Revenons doucement en janvier 2019. Malgré sa présence à Cannes 2018, n'ayant pas suivi le festival à l'époque, j'ignorais tout de ce film jusqu'à même son existence. Jusqu'à sa présence dans un programme de mon ciné. Pour une raison qui m'est encore pas évident à définir, une curiosité à satisfaire, je me suis retrouvé en salles devant ce métrage ne savant rien que ce qui allait devenir un de mes cinéastes favoris, un des rares dont le travail me fascine constamment.
19 Août 2021, le lendemain de la sortie de Drive My Car, je me suis retrouvé à nouveau devant ce métrage en salles, l'œuvre qui m'avait captivé est devenu vertige.
Asako I&II est une adaptation de roman dont le principe est tout de même aguicheur : une jeune femme alors en relation voit son homme disparaitre et quelques années plus tard tombe nez à nez avec un homme ressemblant parfaitement à ce dernier.

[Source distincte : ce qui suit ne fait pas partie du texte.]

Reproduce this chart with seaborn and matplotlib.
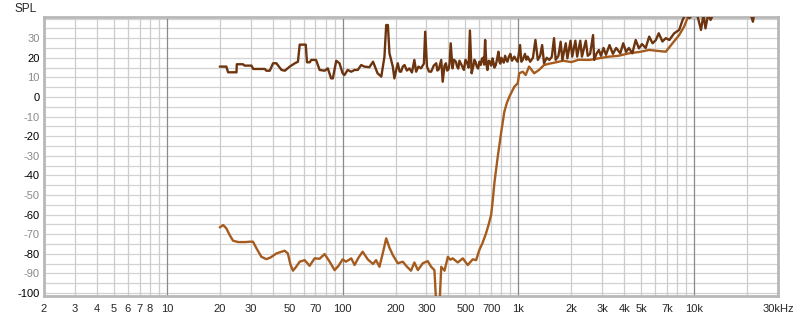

Quelle direction le métrage allait-il prendre avec un concept pareil, quelle proposition aurons-nous ?
Ryusuke Hamaguchi, cohérent dans tout ses travaux, choisi de nous parler de sentiments, d'amour, de ressentis, de non dits. On y suit donc cette Asako, innocente et insouciante dans ses frasques amoureuse, ses questionnements et finalement sa remise en question.
Hamaguchi prend son temps pour tout installer, tout présenter, avant d'aller dans le cœur de son sujet. Hamaguchi va même jusqu'à esquisser des parallèles osés mais usés si délicatement et si précisément que ça en devient évidence. Le passé ne s'oublie pas, il reste, il contamine, et Hamaguchi ne l'oublie jamais dans ses travaux.
Ce qui est encore plus impressionnant, c'est qu'on a beau suivre Asako et son entourage on note une envie forte, très forte, de montrer la société japonaise sans la sublimer, tout en tendresse. Particulièrement avec un évènement fort dépassant clairement le cadre de l'histoire que l'on suit, pourtant bien trop habituel dans l'archipel, et ses conséquences. Cela donne d'autant une crédibilité tout autre à l'histoire qui nous est raconté, d'autant plus réelle, d'autant plus palpable. car inscrite dans un véritable contexte, touchée elle-même par ces évènements là.
Il me semble qu'en y réfléchissant, là en est l'une des plus grandes réussites de ce film.
Sans la dévoiler outre mesure, la fin ambigüe m'avait perturbé lors de mon 1er visionnage.
Lors de mon 2nd visionnage, cette fois-ci en DVD, j'ai finalement compris d'autant plus ce qu'il s'y était joué et la confirmation est venue lors de ma séance de 2021. Hamaguchi ne brusque pas, ne force pas les choses, les veut les plus naturels possibles. Asako, tout comme le spectateur devant les actes de cette dernière, est perdue. Mais dans un ultime revirement, une évolution apparait, une éclosion d'une fragile beauté devrais-je dire.
Cette œuvre n'est pas qu'une simple histoire de romance à concept comme on pourrait le croire de prime abord par son speech, c'est une œuvre qui s'en détache pour toucher beaucoup plus loin.
Asako I&II est l'œuvre d'un cinéaste déjà accompli (l'immense Senses étant déjà à ce moment derrière lui) qui ne fait que confirmer la puissance de son travail, d'une rare humanité, d'une rare grâce. Ne restait plus qu'à Hamaguchi à s'envoler à nouveau, encore plus loin dans ses thématiques, et Drive My Car est depuis arrivé. Asako I&II comme Senses (et même Passion, le commencement de tout ce parcours) est un essentiel, un immanquable.